Here’s the thing about those offers: The money you save via interest and rebates is probably coming from somewhere. If you qualify for 0% interest (and most people don’t, as it’s given only to people with near-perfect credit), your dealer won’t budge on the sticker price. If you take the rebate, you won’t get a rock-bottom or 0% interest deal.

That’s why splitting up the financing and purchasing of your car is a good idea: First, you can shop around for the best credit-union car loan, and then you go to the dealer and focus on negotiating the purchase price of the car. Bundling the transactions can lead to lots of stress and added expense — you may be so focused on financing costs that you the punt on the purchase price — to keep them separate.

If you do choose dealer financing, be extra vigilant about what you agree to, and what you’re signing—it’s not uncommon for dealers to add in various unnecessary fees (rustproofing, extended warranty) that fatten their bottom line. Question everything that wasn’t explicitly discussed during negotiation, and don’t be afraid to walk away.

There are some easy ways to catch a break with your dealer when negotiating the price of your car. Timing can be everything:

Shop early in the week
. Weekends are prime time for dealers. But if you show up on a Monday, a salesman may be more motivated to cut a deal because business will be slow for the next few days.

Shop at the end of the month. Car dealers get monthly bonuses if they move enough metal. If you show up on the 30th and your salesperson is two cars short of a bonus, he or she may cut you a better deal so to make numbers.
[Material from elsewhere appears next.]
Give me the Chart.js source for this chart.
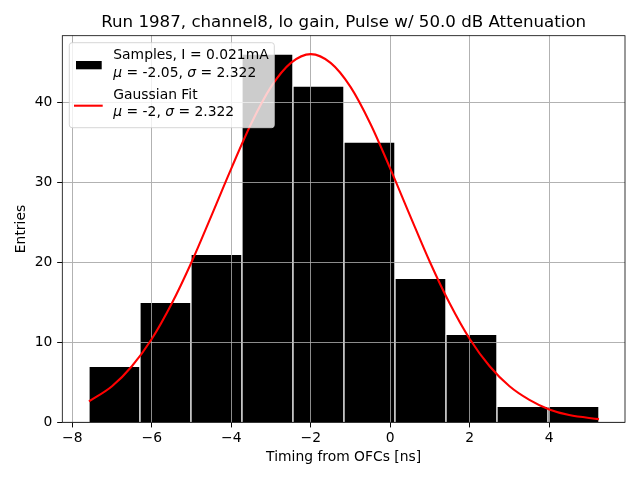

Shop for a car that’s about to be replaced/discontinued. Pretty simple logic here: Things that are about to be considered “old” sell for less. If you’re looking at a 2008 Honda Accord and the 2009s are about to arrive at the dealer, you usually can get a bargain. If the 2009 model is completely new and different from 2008, you’ll save even more. (Who wants to be seen driving the old-looking model? Smart, frugal people, that’s who.) And if Honda decides the Accord isn’t selling much anymore and kills it after the current model year? (OK, fat chance, but this is just an example.) Untold riches await. As do potential maintenance headaches — remember, some cars are unpopular for good reason.